### [DESCRIPTION OF THE TASK]
Return every line below in which "this" appears.

►

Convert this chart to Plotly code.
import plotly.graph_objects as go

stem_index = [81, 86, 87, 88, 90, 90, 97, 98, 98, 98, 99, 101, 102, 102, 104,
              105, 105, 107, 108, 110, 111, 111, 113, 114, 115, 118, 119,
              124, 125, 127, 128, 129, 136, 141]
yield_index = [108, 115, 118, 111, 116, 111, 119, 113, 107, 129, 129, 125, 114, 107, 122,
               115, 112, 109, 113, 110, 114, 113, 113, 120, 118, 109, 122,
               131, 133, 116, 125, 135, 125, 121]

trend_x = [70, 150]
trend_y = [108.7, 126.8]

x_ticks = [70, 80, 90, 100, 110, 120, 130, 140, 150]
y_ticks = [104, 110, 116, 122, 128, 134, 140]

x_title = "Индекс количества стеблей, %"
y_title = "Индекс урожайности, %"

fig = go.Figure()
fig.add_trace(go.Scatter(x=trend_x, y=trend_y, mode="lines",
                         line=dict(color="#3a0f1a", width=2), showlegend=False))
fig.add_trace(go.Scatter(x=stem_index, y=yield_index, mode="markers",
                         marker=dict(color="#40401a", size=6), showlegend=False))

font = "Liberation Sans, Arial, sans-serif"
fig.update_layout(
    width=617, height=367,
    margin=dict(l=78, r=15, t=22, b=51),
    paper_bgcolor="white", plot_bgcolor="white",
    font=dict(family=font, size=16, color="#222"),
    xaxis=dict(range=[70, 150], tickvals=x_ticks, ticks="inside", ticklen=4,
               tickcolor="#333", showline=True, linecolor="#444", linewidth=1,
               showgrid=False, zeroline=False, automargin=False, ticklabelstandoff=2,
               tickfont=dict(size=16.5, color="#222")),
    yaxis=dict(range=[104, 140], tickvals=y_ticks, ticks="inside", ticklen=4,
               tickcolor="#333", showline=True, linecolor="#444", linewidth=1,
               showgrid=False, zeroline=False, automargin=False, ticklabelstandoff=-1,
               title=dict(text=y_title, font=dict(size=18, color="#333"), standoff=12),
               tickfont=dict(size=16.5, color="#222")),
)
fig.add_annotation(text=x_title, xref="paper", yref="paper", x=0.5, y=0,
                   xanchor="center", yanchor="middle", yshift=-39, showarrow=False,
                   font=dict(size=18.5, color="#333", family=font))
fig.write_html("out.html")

◄
►

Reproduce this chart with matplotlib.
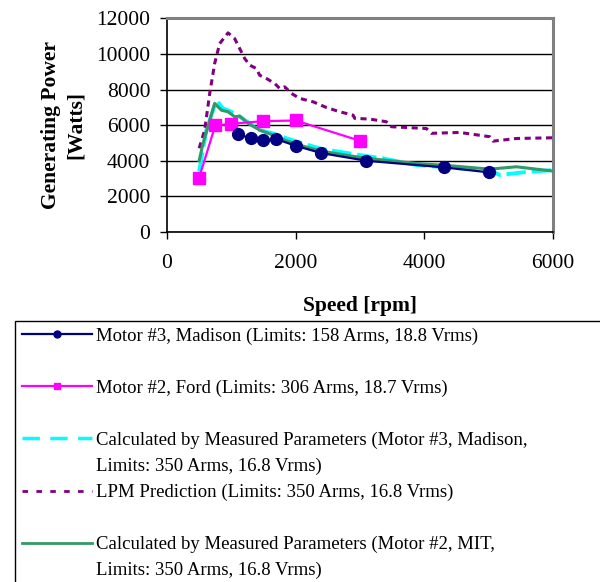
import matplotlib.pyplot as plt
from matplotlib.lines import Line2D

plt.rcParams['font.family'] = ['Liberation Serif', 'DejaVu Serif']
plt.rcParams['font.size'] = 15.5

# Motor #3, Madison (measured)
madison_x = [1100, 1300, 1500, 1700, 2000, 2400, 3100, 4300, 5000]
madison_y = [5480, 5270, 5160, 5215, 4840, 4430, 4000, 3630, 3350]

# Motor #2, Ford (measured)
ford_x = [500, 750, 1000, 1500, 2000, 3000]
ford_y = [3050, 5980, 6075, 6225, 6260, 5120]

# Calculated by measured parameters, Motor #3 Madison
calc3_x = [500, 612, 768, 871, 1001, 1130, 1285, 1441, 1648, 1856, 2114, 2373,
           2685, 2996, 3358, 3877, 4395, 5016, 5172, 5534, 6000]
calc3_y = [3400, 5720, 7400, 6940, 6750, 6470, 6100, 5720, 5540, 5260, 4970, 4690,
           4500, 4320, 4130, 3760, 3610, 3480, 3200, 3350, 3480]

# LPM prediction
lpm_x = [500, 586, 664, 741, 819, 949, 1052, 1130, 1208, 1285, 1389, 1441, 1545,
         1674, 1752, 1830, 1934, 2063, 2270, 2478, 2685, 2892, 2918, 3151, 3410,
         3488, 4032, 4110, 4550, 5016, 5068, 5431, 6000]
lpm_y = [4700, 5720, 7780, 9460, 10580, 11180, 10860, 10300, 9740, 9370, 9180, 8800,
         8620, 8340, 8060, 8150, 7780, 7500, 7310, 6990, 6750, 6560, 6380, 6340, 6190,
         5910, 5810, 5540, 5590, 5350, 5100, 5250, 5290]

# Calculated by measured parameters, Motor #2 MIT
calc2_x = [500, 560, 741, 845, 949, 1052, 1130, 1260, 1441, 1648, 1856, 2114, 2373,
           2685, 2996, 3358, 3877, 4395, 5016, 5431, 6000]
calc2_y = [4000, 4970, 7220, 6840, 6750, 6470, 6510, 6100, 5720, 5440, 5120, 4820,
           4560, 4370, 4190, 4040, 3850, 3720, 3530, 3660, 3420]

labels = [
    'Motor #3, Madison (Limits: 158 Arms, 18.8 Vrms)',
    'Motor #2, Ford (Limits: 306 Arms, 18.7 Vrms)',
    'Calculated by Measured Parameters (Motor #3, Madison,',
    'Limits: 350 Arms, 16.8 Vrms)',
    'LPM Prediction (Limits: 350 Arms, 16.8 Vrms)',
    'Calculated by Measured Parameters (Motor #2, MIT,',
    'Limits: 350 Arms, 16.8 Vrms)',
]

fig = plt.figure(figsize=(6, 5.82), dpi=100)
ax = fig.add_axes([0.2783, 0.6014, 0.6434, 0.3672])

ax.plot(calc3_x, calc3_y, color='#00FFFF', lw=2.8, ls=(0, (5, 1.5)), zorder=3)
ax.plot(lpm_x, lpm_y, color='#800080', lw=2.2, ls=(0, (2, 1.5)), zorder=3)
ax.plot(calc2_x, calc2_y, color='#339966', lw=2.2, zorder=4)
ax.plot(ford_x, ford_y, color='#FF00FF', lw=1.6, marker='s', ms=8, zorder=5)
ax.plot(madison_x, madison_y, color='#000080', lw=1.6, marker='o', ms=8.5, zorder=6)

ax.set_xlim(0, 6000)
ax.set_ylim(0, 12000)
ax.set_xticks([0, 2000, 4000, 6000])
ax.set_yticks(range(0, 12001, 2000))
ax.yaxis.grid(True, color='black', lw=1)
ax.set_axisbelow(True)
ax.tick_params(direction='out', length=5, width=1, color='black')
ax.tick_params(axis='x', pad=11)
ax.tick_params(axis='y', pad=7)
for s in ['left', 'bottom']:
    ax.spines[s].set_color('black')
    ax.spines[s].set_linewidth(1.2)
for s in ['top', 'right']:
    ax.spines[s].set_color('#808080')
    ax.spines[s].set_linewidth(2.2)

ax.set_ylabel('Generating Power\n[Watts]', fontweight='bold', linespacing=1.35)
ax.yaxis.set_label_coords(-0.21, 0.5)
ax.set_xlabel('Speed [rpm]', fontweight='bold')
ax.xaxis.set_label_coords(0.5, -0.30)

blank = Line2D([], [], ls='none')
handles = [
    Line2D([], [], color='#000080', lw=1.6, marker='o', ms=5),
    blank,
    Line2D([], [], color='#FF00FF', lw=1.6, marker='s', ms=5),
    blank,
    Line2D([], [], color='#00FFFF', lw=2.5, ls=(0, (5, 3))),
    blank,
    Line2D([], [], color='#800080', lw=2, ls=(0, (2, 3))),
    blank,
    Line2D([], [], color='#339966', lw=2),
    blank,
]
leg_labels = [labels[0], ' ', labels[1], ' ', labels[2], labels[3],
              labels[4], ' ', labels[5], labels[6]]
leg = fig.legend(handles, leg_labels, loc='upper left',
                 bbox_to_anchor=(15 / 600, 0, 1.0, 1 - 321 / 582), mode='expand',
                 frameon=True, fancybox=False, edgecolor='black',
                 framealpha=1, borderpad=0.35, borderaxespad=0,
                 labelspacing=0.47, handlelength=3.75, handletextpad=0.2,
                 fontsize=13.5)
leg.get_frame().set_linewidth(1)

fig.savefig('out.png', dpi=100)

◄

### [EXERCISE SOLUTION]
Convert this chart to Plotly code.
Reproduce this chart with matplotlib.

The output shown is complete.